=== Requirements ===
Every record below should be written out exactly; pictures stay out.

⟨

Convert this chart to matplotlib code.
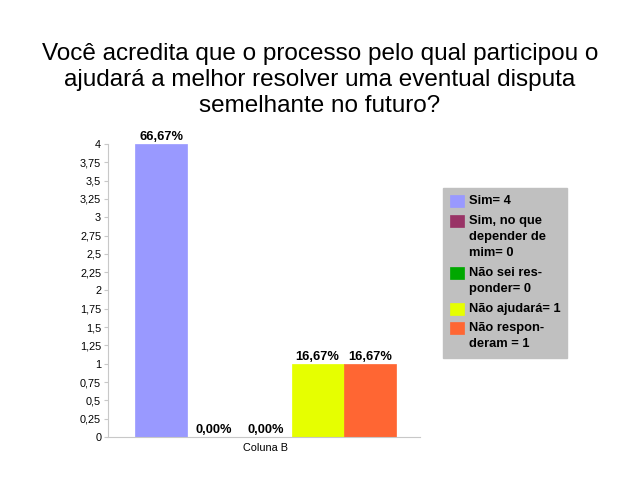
import matplotlib
matplotlib.use("Agg")
import matplotlib.pyplot as plt

plt.rcParams["font.family"] = ["Liberation Sans", "DejaVu Sans"]

categories = ["Sim= 4", "Sim, no que\ndepender de\nmim= 0", "Não sei res-\nponder= 0",
              "Não ajudará= 1", "Não respon-\nderam = 1"]
values = [4, 0, 0, 1, 1]
pct_labels = ["66,67%", "0,00%", "0,00%", "16,67%", "16,67%"]
colors = ["#9999ff", "#993366", "#00a800", "#e6ff00", "#ff6633"]
yticks = [0, 0.25, 0.5, 0.75, 1, 1.25, 1.5, 1.75, 2, 2.25, 2.5, 2.75, 3, 3.25, 3.5, 3.75, 4]
title = "Você acredita que o processo pelo qual participou o\najudará a melhor resolver uma eventual disputa\nsemelhante no futuro?"

fig = plt.figure(figsize=(6.4, 4.8), dpi=100)
ax = fig.add_axes([0.169, 0.0896, 0.487, 0.6104])

for i, (v, c, lab) in enumerate(zip(values, colors, categories)):
    ax.bar(i, v, width=1.0, color=c, edgecolor=c, linewidth=0.5, label=lab)
    ax.text(i, v + 0.01, pct_labels[i], ha="center", va="bottom", fontsize=9.3, fontweight="bold")

ax.set_ylim(0, 4)
ax.set_xlim(-1.02, 4.96)
ax.set_yticks(yticks)
ax.set_yticklabels([("%g" % t).replace(".", ",") for t in yticks], fontsize=7.8)
ax.set_xticks([2])
ax.set_xticklabels(["Coluna B"], fontsize=7.8)
ax.tick_params(axis="x", length=0, pad=4)
ax.tick_params(axis="y", length=3, color="#c8c8c8", pad=2)
for s in ["top", "right"]:
    ax.spines[s].set_visible(False)
for s in ["left", "bottom"]:
    ax.spines[s].set_color("#c8c8c8")

fig.suptitle(title, fontsize=17.5, y=0.911, linespacing=1.25)

leg = fig.legend(loc="upper left", bbox_to_anchor=(0.692, 0.608), frameon=True,
                 fancybox=False, prop={"size": 9.3, "weight": "bold"},
                 handlelength=1.05, handleheight=1.05, handletextpad=0.4,
                 labelspacing=0.6, borderpad=0.55, borderaxespad=0)
leg.get_frame().set_facecolor("#c0c0c0")
leg.get_frame().set_edgecolor("#c0c0c0")
leg.get_frame().set_alpha(1)
for t in leg.get_texts():
    t.set_linespacing(1.45)
for col in leg._legend_handle_box.get_children():
    for item in col.get_children():
        item.align = "top"

fig.savefig("out.png", dpi=100)
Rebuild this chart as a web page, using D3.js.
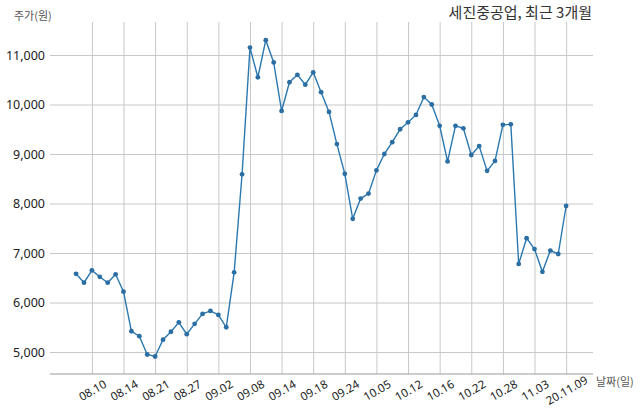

⟩

=== Solved exercise ===
Convert this chart to matplotlib code.
import matplotlib
matplotlib.use("Agg")
import matplotlib.pyplot as plt

plt.rcParams["font.family"] = ["Liberation Sans", "DejaVu Sans"]

categories = ["Sim= 4", "Sim, no que\ndepender de\nmim= 0", "Não sei res-\nponder= 0",
              "Não ajudará= 1", "Não respon-\nderam = 1"]
values = [4, 0, 0, 1, 1]
pct_labels = ["66,67%", "0,00%", "0,00%", "16,67%", "16,67%"]
colors = ["#9999ff", "#993366", "#00a800", "#e6ff00", "#ff6633"]
yticks = [0, 0.25, 0.5, 0.75, 1, 1.25, 1.5, 1.75, 2, 2.25, 2.5, 2.75, 3, 3.25, 3.5, 3.75, 4]
title = "Você acredita que o processo pelo qual participou o\najudará a melhor resolver uma eventual disputa\nsemelhante no futuro?"

fig = plt.figure(figsize=(6.4, 4.8), dpi=100)
ax = fig.add_axes([0.169, 0.0896, 0.487, 0.6104])

for i, (v, c, lab) in enumerate(zip(values, colors, categories)):
    ax.bar(i, v, width=1.0, color=c, edgecolor=c, linewidth=0.5, label=lab)
    ax.text(i, v + 0.01, pct_labels[i], ha="center", va="bottom", fontsize=9.3, fontweight="bold")

ax.set_ylim(0, 4)
ax.set_xlim(-1.02, 4.96)
ax.set_yticks(yticks)
ax.set_yticklabels([("%g" % t).replace(".", ",") for t in yticks], fontsize=7.8)
ax.set_xticks([2])
ax.set_xticklabels(["Coluna B"], fontsize=7.8)
ax.tick_params(axis="x", length=0, pad=4)
ax.tick_params(axis="y", length=3, color="#c8c8c8", pad=2)
for s in ["top", "right"]:
    ax.spines[s].set_visible(False)
for s in ["left", "bottom"]:
    ax.spines[s].set_color("#c8c8c8")

fig.suptitle(title, fontsize=17.5, y=0.911, linespacing=1.25)

leg = fig.legend(loc="upper left", bbox_to_anchor=(0.692, 0.608), frameon=True,
                 fancybox=False, prop={"size": 9.3, "weight": "bold"},
                 handlelength=1.05, handleheight=1.05, handletextpad=0.4,
                 labelspacing=0.6, borderpad=0.55, borderaxespad=0)
leg.get_frame().set_facecolor("#c0c0c0")
leg.get_frame().set_edgecolor("#c0c0c0")
leg.get_frame().set_alpha(1)
for t in leg.get_texts():
    t.set_linespacing(1.45)
for col in leg._legend_handle_box.get_children():
    for item in col.get_children():
        item.align = "top"

fig.savefig("out.png", dpi=100)
Rebuild this chart as a web page, using D3.js.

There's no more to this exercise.